THe only thing you can do different is that you can code all the DLLS in other .NET languages so you can use a C# DLL in a vb.net project. You cant use a C sharp class csharp.cs in a vb project.
:)
another thing:
let's say I have 2 classes with the exact same functionality, one written in C# one in VB.NET. And let's assume they have the same performance
if I create a DLL of the C# class, would the vb.net class be any faster than the C# dll when using in a vb.net project?
They are the same.
All .NET languages are of the same level of citizenship in .NET Platform country.
They ALL compiled to Microsoft Intermediate Language (MSIL) which is then JIT Compiled to native machine code to be executed.
Just to add, no there would be no difference. (unless one is optimized better in code, but you said equal)
tnx everyone:) just one more question:D
if I have like 50 dlls (I dont!), would it take longer just to load those dlls when the program starts?

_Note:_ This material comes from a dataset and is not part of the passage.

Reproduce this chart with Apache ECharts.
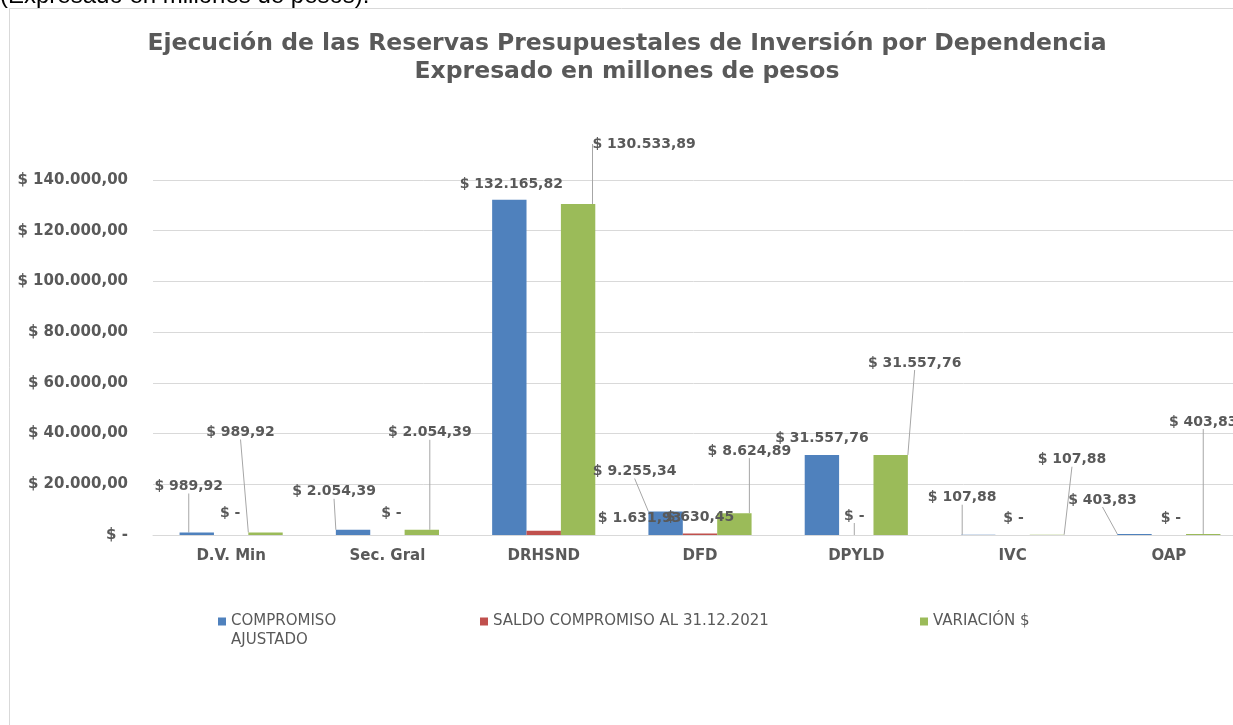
<!DOCTYPE html>
<html lang="es">
<head>
<meta charset="UTF-8">
<title>Ejecución de las Reservas Presupuestales</title>
<style>
    html, body { margin: 0; padding: 0; background: #fff; }
    #chart { width: 1233px; height: 725px; }
</style>
</head>
<body>
<div id="chart"></div>
<script src="https://cdn.jsdelivr.net/npm/echarts@6/dist/echarts.min.js"></script>
<script>
    // datos
    var categories = ['D.V. Min', 'Sec. Gral', 'DRHSND', 'DFD', 'DPYLD', 'IVC', 'OAP'];
    var compromisoAjustado = [989.92, 2054.39, 132165.82, 9255.34, 31557.76, 107.88, 403.83];
    var saldoCompromiso = [0, 0, 1631.93, 630.45, 0, 0, 0];
    var variacion = [989.92, 2054.39, 130533.89, 8624.89, 31557.76, 107.88, 403.83];
    var seriesNames = ['COMPROMISO AJUSTADO', 'SALDO COMPROMISO AL 31.12.2021', 'VARIACIÓN $'];
    var yTicks = { min: 0, max: 140000, interval: 20000 };

    // desplazamiento de las etiquetas (px) respecto a su sitio normal
    var labelShift = [
        [[-8, -34], [-19, -26], [2, -4], [-31, -28], [0, -5], [-16, -25], [-32, -22]],
        [[-1, -10], [4, -10], [96, -1], [0, -4], [-2, -7], [1, -5], [2, -5]],
        [[-25, -88], [8, -85], [66, -48], [15, -50], [24, -80], [25, -63], [0, -100]]
    ];
    // etiquetas con línea guía
    var withLine = [
        [1, 1, 0, 1, 0, 1, 1],
        [0, 0, 0, 0, 1, 0, 0],
        [1, 1, 1, 1, 1, 1, 1]
    ];

    var grey = '#595959';
    var font = 'DejaVu Sans';

    function money(v) {
        if (v === 0) return '$ -';
        var parts = v.toFixed(2).split('.');
        return '$ ' + parts[0].replace(/\B(?=(\d{3})+(?!\d))/g, '.') + ',' + parts[1];
    }

    var colors = ['#4F81BD', '#C0504D', '#9BBB59'];
    var values = [compromisoAjustado, saldoCompromiso, variacion];

    var series = values.map(function (arr, s) {
        return {
            name: seriesNames[s],
            type: 'bar',
            data: arr.map(function (v, i) {
                return { value: v, labelLine: { show: !!withLine[s][i] } };
            }),
            barGap: 0,
            barCategoryGap: '34%',
            itemStyle: { color: colors[s] },
            label: {
                show: true,
                position: 'top',
                distance: 5,
                color: grey,
                fontFamily: font,
                fontWeight: 'bold',
                fontSize: 14,
                formatter: function (p) { return money(p.value); }
            },
            labelLine: {
                show: true,
                lineStyle: { color: '#a6a6a6', width: 1 }
            },
            labelLayout: function (p) {
                var o = labelShift[p.seriesIndex][p.dataIndex];
                return { dx: o[0], dy: o[1] };
            }
        };
    });

    function legendAt(name, left) {
        var twoLines = name === 'COMPROMISO AJUSTADO';
        return {
            data: [name],
            left: left,
            top: twoLines ? 588 : 607,
            icon: 'rect',
            itemWidth: 8,
            itemHeight: 8,
            itemGap: 4,
            selectedMode: false,
            // línea vacía arriba para que el cuadro quede junto a la primera línea
            formatter: function (n) { return twoLines ? ' \nCOMPROMISO\nAJUSTADO' : n; },
            textStyle: {
                color: grey,
                fontFamily: font,
                fontSize: 15,
                lineHeight: 19
            }
        };
    }

    var chart = echarts.init(document.getElementById('chart'));
    chart.setOption({
        animation: false,
        color: colors,
        title: {
            text: 'Ejecución de las Reservas Presupuestales de Inversión por Dependencia\nExpresado en millones de pesos',
            left: 622,
            textAlign: 'center',
            top: 25,
            textStyle: {
                color: grey,
                fontFamily: font,
                fontWeight: 'bold',
                fontSize: 23.5,
                lineHeight: 28
            }
        },
        graphic: [
            {
                type: 'rect',
                shape: { x: 9.5, y: 8.5, width: 1300, height: 800 },
                style: { fill: 'none', stroke: '#d9d9d9', lineWidth: 1 },
                silent: true
            },
            {
                type: 'text',
                left: 0,
                top: -16,
                style: {
                    text: '(Expresado en millones de pesos).',
                    fill: '#000',
                    font: '24px "Liberation Sans", Arial, sans-serif'
                },
                silent: true
            }
        ],
        legend: [
            legendAt(seriesNames[0], 213),
            legendAt(seriesNames[1], 475),
            legendAt(seriesNames[2], 915)
        ],
        grid: { left: 153, width: 1094, top: 180, bottom: 190, containLabel: false, outerBoundsMode: 'none' },
        xAxis: {
            type: 'category',
            data: categories,
            axisLine: { lineStyle: { color: '#d9d9d9' } },
            axisTick: { show: false },
            axisLabel: {
                color: grey,
                fontFamily: font,
                fontWeight: 'bold',
                fontSize: 15,
                margin: 14
            }
        },
        yAxis: {
            type: 'value',
            min: yTicks.min,
            max: yTicks.max,
            interval: yTicks.interval,
            axisLine: { show: false },
            axisTick: { show: false },
            splitLine: { lineStyle: { color: '#d9d9d9' } },
            axisLabel: {
                color: grey,
                fontFamily: font,
                fontWeight: 'bold',
                fontSize: 15,
                margin: 25,
                formatter: function (v) { return money(v); }
            }
        },
        series: series
    });
</script>
</body>
</html>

Unlike VB6 I think .NET doesn't load the whole dll in and only loads the parts it needs when it does. Although I'm not sure on that.
Edneeis is right.
There is no difference.
thank you :)!!!
oh really nice...was looking for info about ths..but...loading a dll shouldn't slow up everything?
ahem ahem, they said "no" :)Quote:
Originally posted by PT Exorcist
oh really nice...was looking for info about ths..but...loading a dll shouldn't slow up everything?